The aeroplane parts maker reported a 116% increase in the number of orders its civil business received in the first three months of the year compared with 2020.

But it admitted that this was partly due to the first quarter of last year being so weak.

The business reported on Thursday that revenue across the group rose by 5% in the period but is still down 23% compared with pre-pandemic levels.

Meggitt said these results reflect “the positive trajectory in civil aerospace” and growth in its energy business.

Civil aerospace revenue was up 25%, and revenue from its aftermarket division, which maintains planes for airlines, rose 37%.

But the company warned shareholders that all is not rosy, and shares were flat on Thursday morning.

“We are pleased with the strengthening of conditions in the quarter,” bosses said.

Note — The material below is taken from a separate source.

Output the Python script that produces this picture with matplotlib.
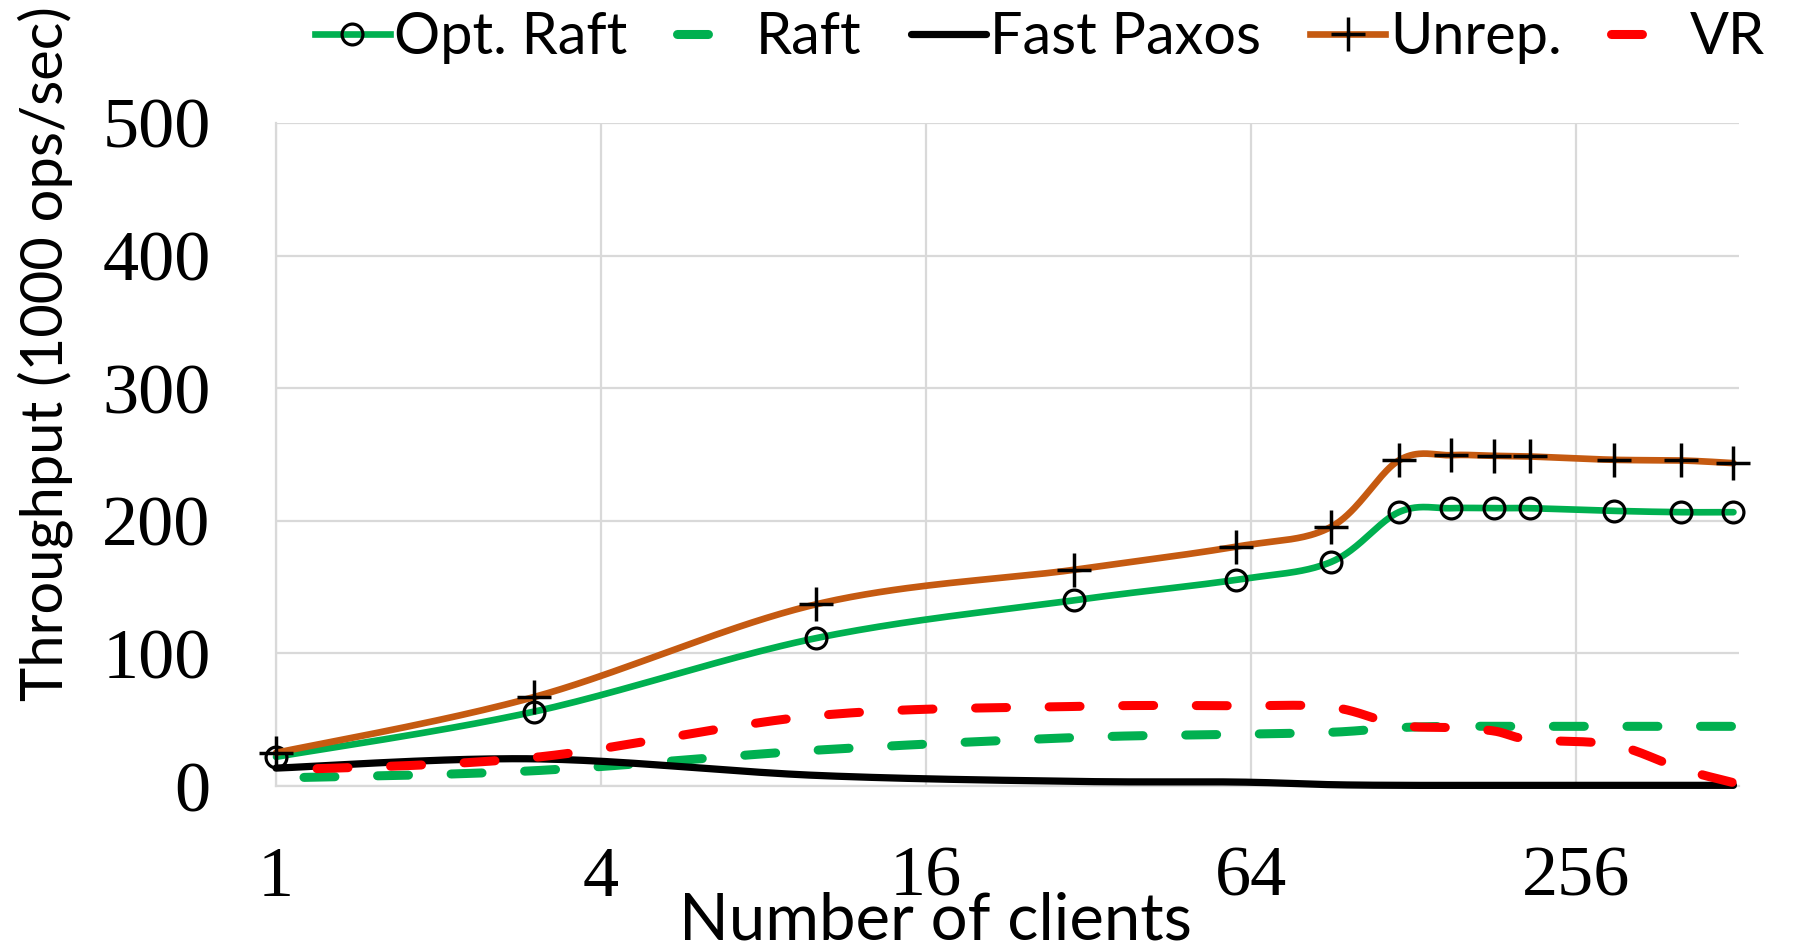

“However, the recovery in civil aerospace continues to be uneven, demonstrated by the lingering effects of the pandemic and extended lockdowns in China and continued labour and supply disruption.

“We have taken a series of steps to support and engage with our supply chain and have plans in place, which we will continue to adapt as the situation evolves.”

But what impact this might have was hidden from shareholders on Thursday.

Last year, Meggitt agreed to sell itself to US-based Parker-Hannifin for £6.3 billion.

The deal has been approved by the EU Commission, with some conditions, while the UK opened an investigation over national security concerns – the business has major defence contracts.

Meggitt said on Thursday that it still expects the deal to go ahead in the third quarter of this year.

Tracing its roots back to a company that produced equipment for hot air balloons in the 1850s, Meggitt now supplies parts for both Boeing and Airbus and its brakes are used by militaries.

The business said its defence revenue has dropped 16% because the US military is not stocking up on parts as much as before.

Its energy business saw a 27% rise in revenue.